Muitos “velhos crentes” foram exilados para a Sibéria — entre eles o já mencionado Arcipreste Avvakum. Ele foi o líder incendiário do movimento dos “velhos crentes” e oponente ativo das reformas.

Foi apenas a intervenção do tsar que salvou Avvakum de um castigo pior, já que ele chamou Nikon de herege e apóstata, culpando-o ainda pela epidemia de peste de 1654-1655 — que ele acreditava ter sido mandada por Deus como punição pelos pecados de Nikon.

A perseguição aos “velhos crentes” foi impiedosa: os padres que pregavam contra Nikon corriam o risco de ter suas línguas cortadas. Mais tarde, Avvakum também foi preso e executado. Ele foi queimado vivo em uma izbá (casa de madeira) junto com outro “velho crente”. Isso levou a uma onda de autoimolações entre os “velhos crentes” em protesto (leia mais sobre isso aqui).

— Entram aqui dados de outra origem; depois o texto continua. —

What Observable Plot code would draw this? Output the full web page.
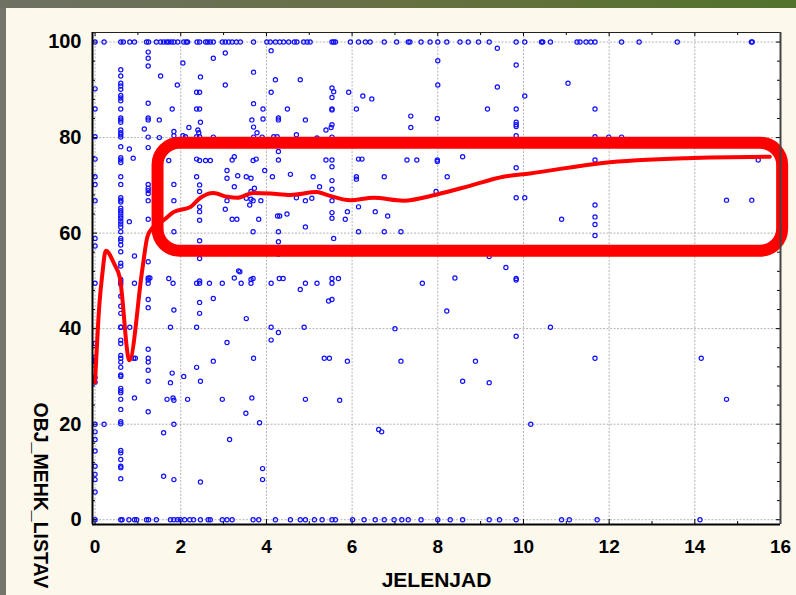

Seguidores dos “velhos crentes” que não eram membros do clero também foram presos. Uma cena assim é retratada na pintura de Vassíli Surikov “Boiarinia Morozova”, na qual uma mulher da nobreza boiarda é arrastada algemada, mas não se arrepende de sua fé, fazendo o sinal da cruz desafiadoramente com dois dedos.

Houve casos até de mosteiros inteiros que resistiram às reformas. O que resistiu mais tempo foi o Mosteiro Solovetski: quando as tropas tsaristas chegaram para tomar sua propriedade, os monges os saudaram com armas. Por oito anos, entre 1668 e 1676, o mosteiro ficou sob cerco.

Nikon se aposenta

A maioria das atrocidades ocorreu depois que Nikon se aposentou. Suas relações com o tsar se deterioram pouco a pouco (principalmente porque Nikon se opunha à transferência de terras monásticas e de sua considerável renda para o tesouro do Estado).

Entre os “velhos crentes” também havia muitas pessoas influentes, e elas ajudaram a virar o tsar contra o patriarca. Diz-se que o próprio Nikon era demasiado arrogante e, segundo os historiadores, tentou colocar a Igreja acima do Estado.

No final das contas, Nikon deixou Moscou e se escondeu em seu próprio feudo, o Mosteiro de Nova Jerusalém, no rio Istra, que ele construiu à imagem e semelhança dos locais sagrados de Jerusalém. O tsar ficou descontente e, naquele mesmo Grande Sínodo de Moscou de 1666-1667, Nikon foi julgado.

Ele foi considerado culpado por vários crimes e destituído de todos os seus ministérios. Como um simples monge, ele foi confinado no mosteiro Ferapontov e, mais tarde, Kirillo-Belozerski, no norte da Rússia, onde as condições eram muito austeras. Após a morte do tsar Aleixo, o doente e decrépito Nikon foi autorizado a retornar ao Mosteiro de Nova Jerusalém, mas morreu no caminho.

Um século mais tarde, Catarina, a Grande repudiaria Nikon, acusando-o de querer se tornar um papa ortodoxo e subjugar o tsar. “O sinal da cruz de três dedos nos foi imposto pelos gregos por meio de imprecações, tortura e sentenças de morte”, disse ela.